--- Begin SOURCE DATA ---
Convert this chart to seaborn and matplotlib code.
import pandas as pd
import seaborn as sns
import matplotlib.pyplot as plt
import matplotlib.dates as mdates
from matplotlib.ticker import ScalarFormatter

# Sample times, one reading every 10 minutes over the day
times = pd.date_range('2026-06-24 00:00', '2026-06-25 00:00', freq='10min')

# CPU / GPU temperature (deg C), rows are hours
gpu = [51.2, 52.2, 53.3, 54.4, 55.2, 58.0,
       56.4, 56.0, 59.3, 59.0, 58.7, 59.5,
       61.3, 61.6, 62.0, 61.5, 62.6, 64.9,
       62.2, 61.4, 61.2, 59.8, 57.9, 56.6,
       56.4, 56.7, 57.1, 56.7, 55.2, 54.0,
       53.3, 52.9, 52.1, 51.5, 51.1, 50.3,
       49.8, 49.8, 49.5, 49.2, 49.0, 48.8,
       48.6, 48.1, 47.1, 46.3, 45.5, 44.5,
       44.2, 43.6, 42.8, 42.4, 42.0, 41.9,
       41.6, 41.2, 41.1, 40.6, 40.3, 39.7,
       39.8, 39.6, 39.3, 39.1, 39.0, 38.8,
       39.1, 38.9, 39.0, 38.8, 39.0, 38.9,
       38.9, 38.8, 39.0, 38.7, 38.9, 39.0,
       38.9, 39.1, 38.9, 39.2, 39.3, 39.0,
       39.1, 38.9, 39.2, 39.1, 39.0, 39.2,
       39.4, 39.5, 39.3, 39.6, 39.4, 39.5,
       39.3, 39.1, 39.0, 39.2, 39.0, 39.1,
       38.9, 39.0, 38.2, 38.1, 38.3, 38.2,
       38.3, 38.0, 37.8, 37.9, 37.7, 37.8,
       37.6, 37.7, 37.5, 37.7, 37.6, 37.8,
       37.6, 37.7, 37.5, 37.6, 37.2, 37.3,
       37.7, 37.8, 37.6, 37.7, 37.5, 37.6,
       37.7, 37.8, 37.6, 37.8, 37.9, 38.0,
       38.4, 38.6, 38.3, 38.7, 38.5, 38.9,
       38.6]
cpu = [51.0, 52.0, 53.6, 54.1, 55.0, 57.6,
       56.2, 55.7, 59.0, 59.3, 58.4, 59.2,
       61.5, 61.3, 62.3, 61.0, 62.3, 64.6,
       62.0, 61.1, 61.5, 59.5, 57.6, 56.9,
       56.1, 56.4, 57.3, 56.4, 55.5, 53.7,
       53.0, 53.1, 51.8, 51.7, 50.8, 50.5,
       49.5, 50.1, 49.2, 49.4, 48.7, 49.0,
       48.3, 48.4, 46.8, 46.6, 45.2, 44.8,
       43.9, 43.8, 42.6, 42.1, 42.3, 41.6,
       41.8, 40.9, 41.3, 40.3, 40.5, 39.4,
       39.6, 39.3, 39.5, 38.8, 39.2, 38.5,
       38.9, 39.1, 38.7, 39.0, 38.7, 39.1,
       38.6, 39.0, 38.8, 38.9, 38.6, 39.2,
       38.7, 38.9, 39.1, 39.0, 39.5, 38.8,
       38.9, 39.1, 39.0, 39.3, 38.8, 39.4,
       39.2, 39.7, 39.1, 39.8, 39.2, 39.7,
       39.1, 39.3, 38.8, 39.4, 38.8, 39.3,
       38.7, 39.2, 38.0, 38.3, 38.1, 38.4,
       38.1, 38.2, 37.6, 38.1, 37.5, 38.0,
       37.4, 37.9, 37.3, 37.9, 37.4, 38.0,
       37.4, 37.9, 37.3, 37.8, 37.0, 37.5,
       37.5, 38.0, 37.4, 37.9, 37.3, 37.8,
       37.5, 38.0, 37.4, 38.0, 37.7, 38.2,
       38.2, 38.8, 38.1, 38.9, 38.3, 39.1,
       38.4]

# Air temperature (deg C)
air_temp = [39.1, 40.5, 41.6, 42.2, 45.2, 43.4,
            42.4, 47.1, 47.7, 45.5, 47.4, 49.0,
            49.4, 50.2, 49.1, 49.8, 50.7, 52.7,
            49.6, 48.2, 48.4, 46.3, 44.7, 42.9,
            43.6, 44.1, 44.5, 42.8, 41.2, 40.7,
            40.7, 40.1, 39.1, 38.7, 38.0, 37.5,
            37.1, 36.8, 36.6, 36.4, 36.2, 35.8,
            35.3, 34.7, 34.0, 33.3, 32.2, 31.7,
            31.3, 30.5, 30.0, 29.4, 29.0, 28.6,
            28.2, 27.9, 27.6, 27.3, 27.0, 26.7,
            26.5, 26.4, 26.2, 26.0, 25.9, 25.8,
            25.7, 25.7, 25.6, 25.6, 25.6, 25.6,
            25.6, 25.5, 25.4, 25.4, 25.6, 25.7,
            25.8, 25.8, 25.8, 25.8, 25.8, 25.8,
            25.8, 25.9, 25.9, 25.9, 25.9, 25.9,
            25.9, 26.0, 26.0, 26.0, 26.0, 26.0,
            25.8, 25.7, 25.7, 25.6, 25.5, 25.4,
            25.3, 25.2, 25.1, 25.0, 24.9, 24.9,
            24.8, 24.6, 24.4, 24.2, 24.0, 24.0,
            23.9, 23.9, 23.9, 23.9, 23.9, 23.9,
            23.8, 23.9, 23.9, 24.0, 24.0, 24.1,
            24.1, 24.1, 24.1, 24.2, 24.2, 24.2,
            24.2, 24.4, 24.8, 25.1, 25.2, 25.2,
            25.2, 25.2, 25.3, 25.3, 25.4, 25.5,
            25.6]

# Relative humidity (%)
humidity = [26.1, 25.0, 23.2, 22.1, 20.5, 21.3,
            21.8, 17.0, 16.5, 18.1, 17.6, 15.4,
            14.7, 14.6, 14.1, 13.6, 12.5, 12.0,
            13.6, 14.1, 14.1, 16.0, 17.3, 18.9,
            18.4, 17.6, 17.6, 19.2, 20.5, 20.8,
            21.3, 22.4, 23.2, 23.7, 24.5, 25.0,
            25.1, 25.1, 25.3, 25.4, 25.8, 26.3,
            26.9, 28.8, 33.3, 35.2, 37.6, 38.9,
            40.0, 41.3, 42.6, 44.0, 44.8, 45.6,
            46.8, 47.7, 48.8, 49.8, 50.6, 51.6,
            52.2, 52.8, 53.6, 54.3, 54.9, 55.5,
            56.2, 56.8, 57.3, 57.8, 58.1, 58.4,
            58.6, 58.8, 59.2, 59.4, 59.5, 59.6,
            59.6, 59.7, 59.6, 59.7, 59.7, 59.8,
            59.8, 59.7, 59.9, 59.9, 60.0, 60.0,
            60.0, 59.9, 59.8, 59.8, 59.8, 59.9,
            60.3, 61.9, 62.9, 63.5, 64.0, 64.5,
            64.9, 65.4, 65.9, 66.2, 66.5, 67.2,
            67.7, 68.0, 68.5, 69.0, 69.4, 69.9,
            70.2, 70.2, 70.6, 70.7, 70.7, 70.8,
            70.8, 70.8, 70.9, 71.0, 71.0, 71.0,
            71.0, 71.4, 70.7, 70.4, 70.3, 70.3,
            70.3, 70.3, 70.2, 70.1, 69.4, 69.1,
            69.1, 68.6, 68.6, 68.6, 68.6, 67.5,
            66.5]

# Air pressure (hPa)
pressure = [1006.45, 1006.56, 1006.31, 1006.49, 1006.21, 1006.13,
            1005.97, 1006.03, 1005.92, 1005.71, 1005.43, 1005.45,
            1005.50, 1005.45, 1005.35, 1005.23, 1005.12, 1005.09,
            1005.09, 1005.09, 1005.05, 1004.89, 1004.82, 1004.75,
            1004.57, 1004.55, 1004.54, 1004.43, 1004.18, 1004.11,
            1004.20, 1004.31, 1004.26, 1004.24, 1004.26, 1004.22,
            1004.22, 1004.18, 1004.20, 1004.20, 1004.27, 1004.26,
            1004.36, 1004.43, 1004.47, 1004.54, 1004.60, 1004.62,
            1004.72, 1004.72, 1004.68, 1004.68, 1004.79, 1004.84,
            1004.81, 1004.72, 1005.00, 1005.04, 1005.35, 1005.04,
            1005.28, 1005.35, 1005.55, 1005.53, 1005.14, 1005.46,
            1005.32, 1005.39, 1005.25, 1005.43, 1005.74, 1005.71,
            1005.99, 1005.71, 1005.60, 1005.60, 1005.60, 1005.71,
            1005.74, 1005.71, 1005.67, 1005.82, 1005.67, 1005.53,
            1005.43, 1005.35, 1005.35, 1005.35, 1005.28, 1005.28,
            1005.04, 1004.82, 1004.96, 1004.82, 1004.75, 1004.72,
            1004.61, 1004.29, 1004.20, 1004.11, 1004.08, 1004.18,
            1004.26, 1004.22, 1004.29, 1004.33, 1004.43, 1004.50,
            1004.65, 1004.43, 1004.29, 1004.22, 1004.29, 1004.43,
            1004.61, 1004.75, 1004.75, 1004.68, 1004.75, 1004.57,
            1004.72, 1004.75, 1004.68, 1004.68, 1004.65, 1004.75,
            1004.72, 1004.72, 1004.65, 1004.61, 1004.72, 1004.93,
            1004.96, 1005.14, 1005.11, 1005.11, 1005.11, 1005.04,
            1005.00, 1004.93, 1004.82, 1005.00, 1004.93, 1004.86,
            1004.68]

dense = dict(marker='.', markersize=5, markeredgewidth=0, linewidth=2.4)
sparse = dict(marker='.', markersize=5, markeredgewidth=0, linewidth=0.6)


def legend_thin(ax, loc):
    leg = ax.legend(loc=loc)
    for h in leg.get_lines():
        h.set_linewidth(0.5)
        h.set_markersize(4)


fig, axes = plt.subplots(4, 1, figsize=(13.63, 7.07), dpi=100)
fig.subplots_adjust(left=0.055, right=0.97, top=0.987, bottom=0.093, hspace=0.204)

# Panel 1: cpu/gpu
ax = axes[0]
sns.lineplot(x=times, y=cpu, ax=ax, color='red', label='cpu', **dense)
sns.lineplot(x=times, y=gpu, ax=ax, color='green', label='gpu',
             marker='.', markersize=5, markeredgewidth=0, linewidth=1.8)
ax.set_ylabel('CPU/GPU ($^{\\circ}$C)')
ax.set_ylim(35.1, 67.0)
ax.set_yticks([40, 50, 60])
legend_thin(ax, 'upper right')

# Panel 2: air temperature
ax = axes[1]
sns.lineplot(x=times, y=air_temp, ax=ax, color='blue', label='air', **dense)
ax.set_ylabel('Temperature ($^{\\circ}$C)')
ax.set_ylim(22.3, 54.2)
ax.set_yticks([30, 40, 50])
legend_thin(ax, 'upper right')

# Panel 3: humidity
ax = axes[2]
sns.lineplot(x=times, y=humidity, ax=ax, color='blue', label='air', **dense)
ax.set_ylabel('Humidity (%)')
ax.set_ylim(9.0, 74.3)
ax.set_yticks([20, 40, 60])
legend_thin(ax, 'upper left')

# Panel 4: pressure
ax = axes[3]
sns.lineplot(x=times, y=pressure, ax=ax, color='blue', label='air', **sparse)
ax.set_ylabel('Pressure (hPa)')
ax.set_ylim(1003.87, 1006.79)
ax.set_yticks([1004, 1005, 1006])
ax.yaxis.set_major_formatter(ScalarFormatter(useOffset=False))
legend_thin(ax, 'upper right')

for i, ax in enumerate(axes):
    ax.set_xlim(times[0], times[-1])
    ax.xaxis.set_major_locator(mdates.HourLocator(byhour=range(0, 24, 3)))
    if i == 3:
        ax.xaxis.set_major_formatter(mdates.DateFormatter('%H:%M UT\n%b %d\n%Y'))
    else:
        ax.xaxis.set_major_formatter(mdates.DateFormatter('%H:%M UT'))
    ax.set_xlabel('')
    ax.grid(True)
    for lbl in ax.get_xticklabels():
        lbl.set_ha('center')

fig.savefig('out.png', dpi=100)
--- End SOURCE DATA ---
Return the opening line of the data and every line after it through the line containing "times = pd.date_range('2026-06-24", please, exactly as written and with nothing added.

**RESPONSE TO THE TASK**.
Convert this chart to seaborn and matplotlib code.
import pandas as pd
import seaborn as sns
import matplotlib.pyplot as plt
import matplotlib.dates as mdates
from matplotlib.ticker import ScalarFormatter

# Sample times, one reading every 10 minutes over the day
times = pd.date_range('2026-06-24 00:00', '2026-06-25 00:00', freq='10min')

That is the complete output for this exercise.